Patung Hok Tek Tjeng Sien (Dewa Bumi) di ruang utama klenteng, dengan patung Bie Lek Hud di bagian depan. Bi Lek Hud, atau Mi Le Fo dan dalam bahasa sanskerta disebut Maitreya yang berarti “Yang Maha Pengasih dan Penolong”, adalah salah satu dewa yang sangat dihormati.

Sebuah hiasan gantung bergambar naga yang indah

Tempat pembakaran yang dibuat pada abad 19

Kelenteng Boen Tek Bio mempunyai sebuah tradisi yang sudah berlangsung selama ratusan tahun, yaitu yang dikenal dengan nama Gotong Toapekong. Setiap 12 tahun sekali yaitu saat tahun Naga menurut kalendar Tionghoa, di dalam Kota Tangerang berlangsung arak-arakan joli Ka Lam Ya, Kwan Tek Kun dan terakhir Joli Ema Kwan Im. Pesta tahun Naga ini dimeriahkan oleh pertunjukan Barongsai dan Wayang Potehi yang berhasil menyedot ribuan pengunjung.
Disamping acara gotong Toapekong, sejak tahun 1911 para umat Boen Tek Bio menyelenggarakan pesta Petjun yang diadakan di Kali Cisadane, yaitu perlombaan balap perahu naga. Perlombaan ini berlangsung sekitar bulan Mei-Juni saat musim kemarau dimana air sungai jernih dan tenang. Setelah peristiwa G-30 S/PKI, acara Petjun dilarang pemerintah. 
Kelenteng ini mendapat 11 rekor MURI, beberapa di antaranya adalah kelenteng dengan lampion terbanyak & dengan lilin dupa terbesar.

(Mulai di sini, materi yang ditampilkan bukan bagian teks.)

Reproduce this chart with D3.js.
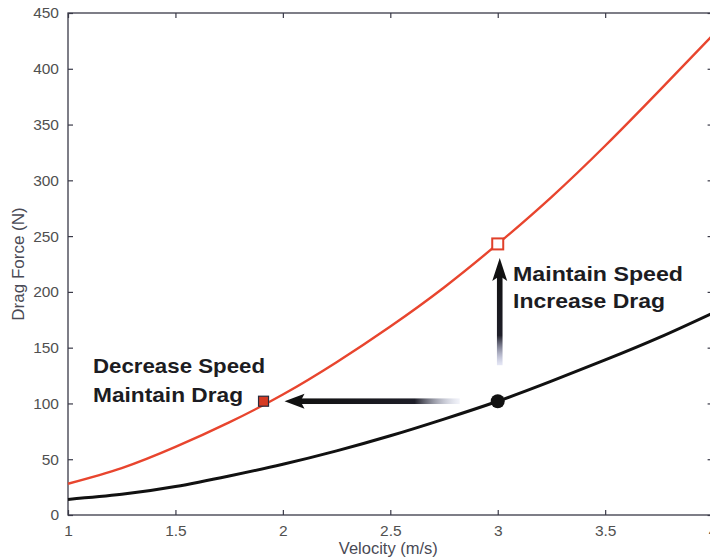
<!DOCTYPE html>
<html>
<head>
<meta charset="utf-8">
<script src="https://cdn.jsdelivr.net/npm/d3@7"></script>
<style>
  html, body { margin: 0; padding: 0; background: #ffffff; }
  svg { display: block; font-family: "Liberation Sans", Arial, sans-serif; }
</style>
</head>
<body>
<svg id="chart" width="710" height="559"></svg>
<script>
// ---- data ----
const velocity   = [1, 1.25, 1.5, 1.75, 2, 2.25, 2.5, 2.75, 3, 3.25, 3.5, 3.75, 4];
const dragHigh   = [28, 42, 61, 83, 108, 137, 169, 204, 243, 285, 331, 380, 430];
const dragLow    = [14, 18.5, 25.5, 35, 45.5, 57.5, 71, 86, 102, 120, 139, 159, 181];
const xTicks     = [1, 1.5, 2, 2.5, 3, 3.5, 4];
const xTickLabels= ["1", "1.5", "2", "2.5", "3", "3.5", "4"];
const yTicks     = [0, 50, 100, 150, 200, 250, 300, 350, 400, 450];
const yTickLabels= ["0", "50", "100", "150", "200", "250", "300", "350", "400", "450"];
const xLabel = "Velocity (m/s)";
const yLabel = "Drag Force (N)";
// annotation points: [velocity, force]
const startPoint     = [3, 102];
const decSpeedPoint  = [1.91, 102];
const incDragPoint   = [3, 243];
const labelDecrease  = ["Decrease Speed", "Maintain Drag"];
const labelIncrease  = ["Maintain Speed", "Increase Drag"];

(function () {
// ---- layout ----
const svg = d3.select("#chart");
const mLeft = 68, mRight = 712.6, mTop = 13, mBottom = 515;
const x = d3.scaleLinear().domain([1, 4]).range([mLeft, mRight]);
const y = d3.scaleLinear().domain([0, 450]).range([mBottom, mTop]);

const axisColor = "#3a3a48";
const tickTextColor = "#505050";

// defs: gradients for arrows
const defs = svg.append("defs");
const gH = defs.append("linearGradient").attr("id", "gH")
  .attr("x1", "0%").attr("x2", "100%").attr("y1", "0%").attr("y2", "0%");
gH.append("stop").attr("offset", "0%").attr("stop-color", "#111111");
gH.append("stop").attr("offset", "72%").attr("stop-color", "#1e1e28");
gH.append("stop").attr("offset", "100%").attr("stop-color", "#c0c6e4").attr("stop-opacity", 0.2);
const gV = defs.append("linearGradient").attr("id", "gV")
  .attr("x1", "0%").attr("x2", "0%").attr("y1", "0%").attr("y2", "100%");
gV.append("stop").attr("offset", "0%").attr("stop-color", "#111111");
gV.append("stop").attr("offset", "68%").attr("stop-color", "#1e1e28");
gV.append("stop").attr("offset", "100%").attr("stop-color", "#aab0e0").attr("stop-opacity", 0.3);

// box
svg.append("rect").attr("x", mLeft).attr("y", mTop)
  .attr("width", mRight - mLeft).attr("height", mBottom - mTop)
  .attr("fill", "none").attr("stroke", axisColor).attr("stroke-width", 1.3);

// axes (inward ticks)
const xAxisB = d3.axisBottom(x).tickValues(xTicks).tickSizeInner(-5).tickSizeOuter(0)
  .tickPadding(10).tickFormat((d, i) => xTickLabels[i]);
const gx = svg.append("g").attr("transform", `translate(0,${mBottom})`).call(xAxisB);
const xAxisT = d3.axisTop(x).tickValues(xTicks).tickSizeInner(-5).tickSizeOuter(0).tickFormat("");
const gxt = svg.append("g").attr("transform", `translate(0,${mTop})`).call(xAxisT);
const yAxisL = d3.axisLeft(y).tickValues(yTicks).tickSizeInner(-5).tickSizeOuter(0)
  .tickPadding(9).tickFormat((d, i) => yTickLabels[i]);
const gy = svg.append("g").attr("transform", `translate(${mLeft},0)`).call(yAxisL);
const yAxisR = d3.axisRight(y).tickValues(yTicks).tickSizeInner(-5).tickSizeOuter(0).tickFormat("");
const gyr = svg.append("g").attr("transform", `translate(${mRight},0)`).call(yAxisR);

[gx, gxt, gy, gyr].forEach(g => {
  g.select(".domain").attr("stroke", "none");
  g.selectAll(".tick line").attr("stroke", axisColor).attr("stroke-width", 1.2);
  g.selectAll(".tick text").attr("fill", tickTextColor)
    .style("font-size", "15.5px").style("font-family", "'Liberation Sans', Arial, sans-serif");
});

// axis labels
svg.append("text").attr("x", (mLeft + mRight) / 2 - 2).attr("y", 554)
  .attr("text-anchor", "middle").attr("fill", "#4a4a55")
  .style("font-size", "16.5px").text(xLabel);
svg.append("text").attr("transform", `translate(24,${(mTop + mBottom) / 2}) rotate(-90)`)
  .attr("text-anchor", "middle").attr("fill", "#4a4a55")
  .style("font-size", "17px").text(yLabel);

// curves
const line = (vals) => d3.line().x((d, i) => x(velocity[i])).y(d => y(d)).curve(d3.curveNatural)(vals);
svg.append("path").attr("d", line(dragHigh)).attr("fill", "none")
  .attr("stroke", "#e8452e").attr("stroke-width", 2.4);
svg.append("path").attr("d", line(dragLow)).attr("fill", "none")
  .attr("stroke", "#111111").attr("stroke-width", 3);

// horizontal arrow (decrease speed)
const hy = y(startPoint[1]);
const hTip = x(decSpeedPoint[0]) + 21;
const hEnd = x(startPoint[0]) - 38;
svg.append("rect").attr("x", hTip + 14).attr("y", hy - 2.8)
  .attr("width", hEnd - hTip - 14).attr("height", 5.6).attr("fill", "url(#gH)");
svg.append("path")
  .attr("d", `M${hTip},${hy} L${hTip + 20},${hy - 7.5} L${hTip + 16},${hy} L${hTip + 20},${hy + 7.5} Z`)
  .attr("fill", "#111111");

// vertical arrow (increase drag)
const vx = x(incDragPoint[0]) + 2;
const vTip = y(incDragPoint[1]) + 14;
const vEnd = y(startPoint[1]) - 36;
svg.append("rect").attr("x", vx - 2.8).attr("y", vTip + 14)
  .attr("width", 5.6).attr("height", vEnd - vTip - 14).attr("fill", "url(#gV)");
svg.append("path")
  .attr("d", `M${vx},${vTip} L${vx - 7.5},${vTip + 23} L${vx},${vTip + 18} L${vx + 7.5},${vTip + 23} Z`)
  .attr("fill", "#111111");

// markers
const s1 = 10;
svg.append("rect").attr("x", x(decSpeedPoint[0]) - s1 / 2).attr("y", y(decSpeedPoint[1]) - s1 / 2)
  .attr("width", s1).attr("height", s1).attr("fill", "#d63a22").attr("stroke", "#2a2a3a").attr("stroke-width", 1.2);
const s2 = 11;
svg.append("rect").attr("x", x(incDragPoint[0]) - s2 / 2).attr("y", y(incDragPoint[1]) - s2 / 2)
  .attr("width", s2).attr("height", s2).attr("fill", "#ffffff").attr("stroke", "#e0402a").attr("stroke-width", 2);
svg.append("circle").attr("cx", x(startPoint[0])).attr("cy", y(startPoint[1])).attr("r", 7)
  .attr("fill", "#111111");

// annotation text
const bold = (txt, px, py, len) => svg.append("text").attr("x", px).attr("y", py)
  .attr("fill", "#1c1c22").style("font-size", "21px").style("font-weight", "bold")
  .attr("textLength", len).attr("lengthAdjust", "spacingAndGlyphs").text(txt);
bold(labelDecrease[0], 93, 373, 172);
bold(labelDecrease[1], 93, 402, 150);
bold(labelIncrease[0], 513, 281, 170);
bold(labelIncrease[1], 513, 308, 152);
})();
</script>
</body>
</html>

lonceng tua di halaman kelenteng yang berasal dari Tiongkok dan dibuat tahun 1835
salah satu rekor MURI yang diperoleh Kelenteng ini adalah karena Hio terpanjang-nya



atap pagoda
burung Feng Huang atau Phoenix dikenal dapat hidup hingga ratusan tahun,  konon dipercaya saat mati burung ini membakar dirinya sendiri, kemudian dari abunya muncul telur Feng Huang baru. J.K Rowling bahkan mengambil cerita legenda ini & memasukkannya dalam cerita Harry Potter.